Apakah nilai-nilai luhur dari tradisi besar agama Abrahamik – Yudaisme, Kristen, dan Islam – bisa menjadi sumber inspirasi etis untuk memperkuat kehidupan berbangsa dan bernegara di Indonesia? Gagasan ini memberikan potensi untuk membentuk masyarakat yang adil, bermoral, dan bertanggung jawab. Namun, perlu diingat bahwa penerapannya harus dilakukan dengan hati-hati agar tidak menimbulkan sektarianisme yang bertentangan dengan prinsip Bhinneka Tunggal Ika.
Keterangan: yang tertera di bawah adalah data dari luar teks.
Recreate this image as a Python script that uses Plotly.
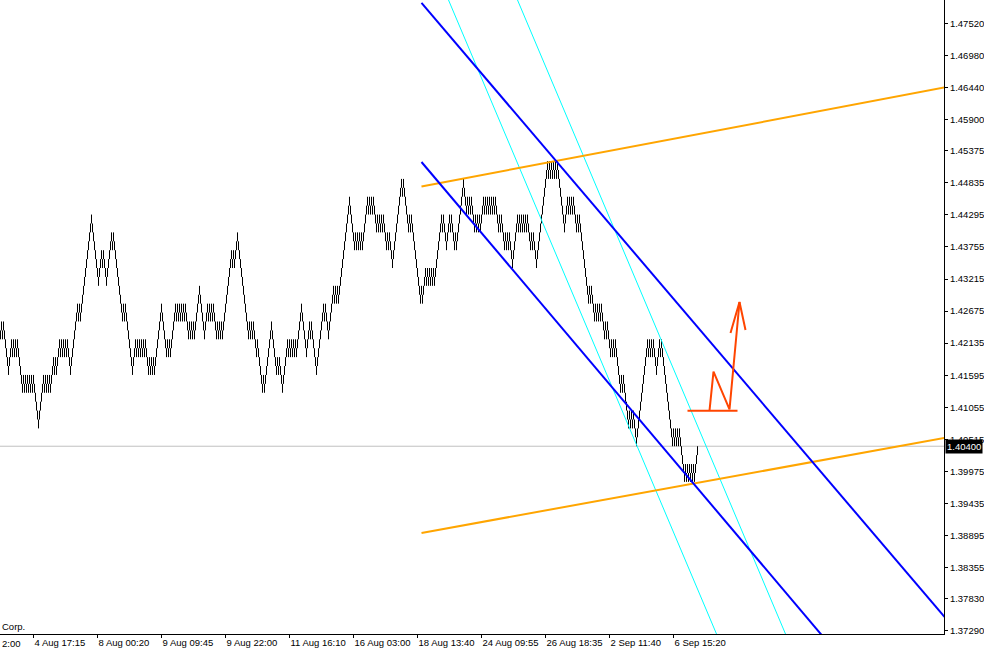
import plotly.graph_objects as go

# ---------------- data ----------------
BOX = 0.0015            # renko box size
LAST_CLOSE = 1.40400    # close of the last brick (current price)
START_LEVEL = 14        # close (in boxes above LAST_CLOSE) of the brick before the first one shown
START_DIR = "u"

# brick directions, left to right (one bar per pixel column)
brick_runs = [
    "dudud", "dddd", "uuu", "dududud", "dddd", "udududududu", "ddddd", "uuuu",
    "ududududu", "uu", "dudu", "uu", "dudududu", "ddd", "uuuuuu", "ududu",
    "uuuuuuuuuu", "ddddddd", "uuu", "du", "ddd", "uuuuu", "du", "dddddddd",
    "dudud", "dddddd", "uuu", "dududududud", "dd", "ududud", "uuuuuuu", "ddddd",
    "ududu", "uuuu", "dududududud", "dd", "ududud", "uuuuu", "ddddd", "uuu",
    "dududud", "dd", "ududud", "uuuuuuuu", "ududu", "uu", "dddddddddd", "dududu",
    "ddd", "ud", "dddd", "udu", "uuuuuu", "dddd", "dudud", "dd", "uuuuu",
    "dududududu", "uuuu", "ddddd", "uuu", "du", "ddddd", "uuuuuuu", "du", "ddd",
    "uuuuu", "dudud", "uuuuuuuuuuu", "ddddd", "ududududu", "uuuu", "dududu", "ddd",
    "udududud", "dd", "udud", "dd", "uuuuuuuuu", "du", "ddddd", "udud", "dddddddd",
    "ud", "uuu", "dududududu", "uuuuuu", "du", "ddd", "uuu", "du", "ddd", "ud",
    "uuuuuuu", "ddd", "ududud", "dd", "ududud", "uuu", "dudududududu", "ddd",
    "udud", "dd", "ududud", "dd", "uuuuu", "dududududud", "dd", "udud", "dd",
    "uuuuuuuuuuu", "dududududu", "ddddddd", "uuu", "dududud", "dd", "udud",
    "dddddddd", "udud", "dd", "udududud", "dd", "udud", "dd", "ududud", "dddd",
    "udud", "dddd", "ududud", "dd", "uuuuuuuuuuu", "dududud", "dd", "uuu", "dud",
    "ddddddddd", "dudududud", "dddd", "udududududu", "uu",
]

price_ticks = ["1.47520", "1.46980", "1.46440", "1.45900", "1.45375", "1.44835",
               "1.44295", "1.43755", "1.43215", "1.42675", "1.42135", "1.41595",
               "1.41055", "1.40515", "1.39975", "1.39435", "1.38895", "1.38355",
               "1.37830", "1.37290"]
time_tick_bars = [33, 97, 161, 225, 289, 353, 417, 481, 545, 609, 673]
time_tick_text = ["4 Aug 17:15", "8 Aug 00:20", "9 Aug 09:45", "9 Aug 22:00",
                  "11 Aug 16:10", "16 Aug 03:00", "18 Aug 13:40", "24 Aug 09:55",
                  "26 Aug 18:35", "2 Sep 11:40", "6 Sep 15:20"]

# drawn objects: anchor points (bar index, price)
orange_upper = ([421, 944], [1.44773, 1.46439])
orange_lower = ([421, 944], [1.38940, 1.40539])
blue_upper = ([421, 944], [1.47862, 1.37526])
blue_lower = ([421, 944], [1.45185, 1.34777])
cyan_1 = ([446, 718], [1.47992, 1.37160])
cyan_2 = ([515, 787], [1.47992, 1.37160])
arrow_base = ([687, 737], [1.40998, 1.40998])
arrow_stroke = ([709, 713, 729, 739], [1.40998, 1.41655, 1.41019, 1.42828])
arrow_head = ([730, 739, 745], [1.42307, 1.42828, 1.42358])

Y_MIN, Y_MAX = 1.37239, 1.47912

# ---------------- build bars ----------------
bricks = "".join(brick_runs)
bx, by = [], []
c = START_LEVEL
prev = START_DIR
for i, b in enumerate(bricks):
    d = 1 if b == "u" else -1
    c += d if b == prev else 2 * d
    prev = b
    lo, hi = (c - 1, c) if d == 1 else (c, c + 1)
    bx += [i, i, None]
    by += [LAST_CLOSE + lo * BOX, LAST_CLOSE + hi * BOX, None]

fig = go.Figure()
fig.add_shape(type="line", xref="paper", x0=0, x1=1, yref="y", y0=LAST_CLOSE, y1=LAST_CLOSE,
              line=dict(color="#C0C0C0", width=1), layer="below")

fig.add_trace(go.Scatter(x=bx, y=by, mode="lines", line=dict(color="black", width=1),
                         hoverinfo="skip", showlegend=False))


def add_line(pts, color, width):
    fig.add_trace(go.Scatter(x=pts[0], y=pts[1], mode="lines",
                             line=dict(color=color, width=width),
                             hoverinfo="skip", showlegend=False))


add_line(cyan_1, "#00FFFF", 1)
add_line(cyan_2, "#00FFFF", 1)
add_line(orange_upper, "#FFA500", 2)
add_line(orange_lower, "#FFA500", 2)
add_line(blue_upper, "#0000FF", 2)
add_line(blue_lower, "#0000FF", 2)
add_line(arrow_base, "#FF4500", 2)
add_line(arrow_stroke, "#FF4500", 2)
add_line(arrow_head, "#FF4500", 2)

FONT = dict(family="Liberation Sans, Arial, sans-serif", size=9.5, color="black")

fig.update_layout(
    width=984, height=651,
    margin=dict(l=0, r=40, t=0, b=17, autoexpand=False),
    paper_bgcolor="white", plot_bgcolor="white",
    showlegend=False,
    font=FONT,
    xaxis=dict(range=[-0.5, 943.5], showgrid=False, zeroline=False, automargin=False,
               showline=True, linecolor="black", linewidth=1, mirror=False,
               ticks="outside", ticklen=3, tickcolor="black", tickangle=0,
               tickvals=time_tick_bars, ticktext=time_tick_text,
               ticklabelposition="outside right", tickfont=FONT, fixedrange=True),
    yaxis=dict(range=[Y_MIN, Y_MAX], side="right", showgrid=False, zeroline=False,
               automargin=False,
               showline=True, linecolor="black", linewidth=1,
               ticks="outside", ticklen=3, tickcolor="black",
               tickvals=[float(t) for t in price_ticks], ticktext=price_ticks,
               tickfont=FONT, fixedrange=True),
    annotations=[
        dict(text="Corp.", xref="paper", yref="paper", x=0, y=0.0126,
             xanchor="left", yanchor="middle", showarrow=False, font=FONT),
        dict(text="2:00", xref="paper", yref="paper", x=0, y=-0.0142,
             xanchor="left", yanchor="middle", showarrow=False, font=FONT),
        dict(text="1.40400", xref="paper", yref="y", x=1, y=LAST_CLOSE,
             xanchor="left", yanchor="middle", xshift=1, showarrow=False,
             bgcolor="black", borderpad=1,
             font=dict(family=FONT["family"], size=9.5, color="white")),
    ],
)

fig.write_html("out.html", config={"displayModeBar": False},
               post_script="document.body.style.margin='0px';document.body.style.overflow='hidden';")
Dalam konteks ini, penting untuk menyadari kearifan yang terkandung dalam agama-agama Abrahamik, bukan untuk menciptakan keseragaman tetapi untuk menemukan nilai-nilai universal yang dapat memperkaya kehidupan berbangsa dan bernegara. Nilai-nilai seperti keadilan, belas kasih, dan kejujuran membentuk kerangka etis yang dapat memperkuat jiwa Pancasila dalam kerangka Negara Kesatuan Republik Indonesia (NKRI).
Asas-asas etika yang mendasar dari agama-agama Abrahamik seperti keesaan Tuhan, hukum moral universal, keadilan sosial, dan tanggung jawab ekologis memberikan fondasi yang kokoh untuk tata kelola kehidupan berbangsa. Selain itu, menyatukan nilai-nilai ini dengan Pancasila sebagai agama sipil bangsa Indonesia memungkinkan nilai-nilai universal ini untuk diserap dan dihidupkan dalam kehidupan sehari-hari yang inklusif.
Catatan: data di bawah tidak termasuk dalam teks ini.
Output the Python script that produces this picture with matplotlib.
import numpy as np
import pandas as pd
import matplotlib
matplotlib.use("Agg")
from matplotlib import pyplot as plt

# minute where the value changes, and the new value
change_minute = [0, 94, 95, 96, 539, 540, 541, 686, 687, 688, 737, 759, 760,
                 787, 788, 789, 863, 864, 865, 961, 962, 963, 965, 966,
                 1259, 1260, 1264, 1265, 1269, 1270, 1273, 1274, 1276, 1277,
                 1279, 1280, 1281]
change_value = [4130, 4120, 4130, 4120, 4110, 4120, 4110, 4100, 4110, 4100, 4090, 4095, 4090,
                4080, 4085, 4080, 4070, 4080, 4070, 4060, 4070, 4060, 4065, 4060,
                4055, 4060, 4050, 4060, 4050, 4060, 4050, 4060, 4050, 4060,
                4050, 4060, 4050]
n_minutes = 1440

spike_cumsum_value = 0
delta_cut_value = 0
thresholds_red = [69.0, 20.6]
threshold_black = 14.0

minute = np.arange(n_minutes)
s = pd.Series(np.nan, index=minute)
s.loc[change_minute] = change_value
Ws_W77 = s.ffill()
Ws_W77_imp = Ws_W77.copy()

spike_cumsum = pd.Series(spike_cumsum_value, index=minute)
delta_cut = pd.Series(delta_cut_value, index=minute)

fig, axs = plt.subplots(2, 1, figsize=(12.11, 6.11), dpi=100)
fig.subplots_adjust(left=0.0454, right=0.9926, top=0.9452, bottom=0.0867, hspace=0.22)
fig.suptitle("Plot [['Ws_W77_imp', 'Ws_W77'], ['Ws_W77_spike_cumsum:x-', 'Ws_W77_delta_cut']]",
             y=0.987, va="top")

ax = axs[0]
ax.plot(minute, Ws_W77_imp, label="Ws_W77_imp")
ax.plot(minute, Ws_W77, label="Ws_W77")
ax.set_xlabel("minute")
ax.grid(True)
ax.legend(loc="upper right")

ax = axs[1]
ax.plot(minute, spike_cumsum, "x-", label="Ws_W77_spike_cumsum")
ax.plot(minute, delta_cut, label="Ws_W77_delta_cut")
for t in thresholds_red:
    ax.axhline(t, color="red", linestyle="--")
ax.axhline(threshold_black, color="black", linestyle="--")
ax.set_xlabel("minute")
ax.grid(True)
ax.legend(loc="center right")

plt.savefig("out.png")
Meskipun demikian, tantangan dalam penerapan nilai-nilai ini termasuk menghindari eksklusivitas, mengelola keragaman interpretasi, membedakan antara hukum agama dan hukum negara, serta mencegah teokrasi. Pemisahan yang jelas antara institusi negara dan agama sambil tetap membuka ruang untuk dialog etis antara keduanya menjadi kuncinya.
Dengan demikian, kontribusi agama-agama Abrahamik dalam membangun karakter warga negara, memperkuat moral publik, dan mendorong kesejahteraan bersama menjadi esensi yang dapat memperkaya kehidupan berbangsa dan bernegara tanpa memecah belah. Perjalanan hidup bersama dengan nilai-nilai etis yang terinspirasi dari agama-abrahamik dapat membentuk karakter yang berintegritas dan berkeadilan dalam masyarakat Indonesia.